If the committee finds that to be the case, perhaps we could use it as our ally if we believe something is going wrong.

That is a good idea.

Mr. Klaus Regling

Perhaps the Chairman would be the right channel. Maybe we should agree that we meet to talk about the process. Certainly, if something goes wrong, we would meet sooner rather than later.

With due respect to the Chairman who is a member of one of the Government parties, will Mr. Regling ensure that if he and Mr. Watson decide to meet the Chairman, they will ensure representatives of the three Opposition parties, perhaps the finance spokespersons for Fine Gael, the Labour Party and Sinn Féin, are present? We would honour whatever terms Mr. Regling and Mr. Watson chose to set for any such meeting. As Deputy Barrett pointed out, one of the problems we face is that the form of government that has developed in this country largely excludes the Opposition when compared with those with which Mr. Regling and Mr. Watson may be familiar from Germany and the United Kingdom, respectively.

I would have no problem if representatives of the other parties were present.

The Government side wants the report produced by Mr. Regling and Mr. Watson to be full and complete. We want them to question everybody involved, from politicians on the Government side to public servants and others, to ensure we get answers.
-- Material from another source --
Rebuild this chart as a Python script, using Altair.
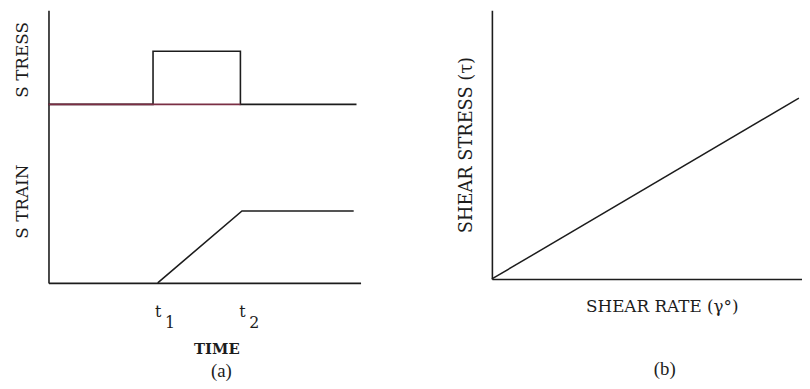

I thank Mr. Regling and Mr. Watson for appearing before the joint committee. Members are grateful for the presentations and the detailed responses provided to their comments and questions. I hope the views expressed and questions asked by members will be helpful in the deliberations of Mr. Regling and Mr. Watson over the next three months. I look forward to their report and hope everyone involved will provide the assistance and co-operation required to make it a success.

The joint committee adjourned at 4.40 p.m. until 2 p.m. on Tuesday, 2 March 2010.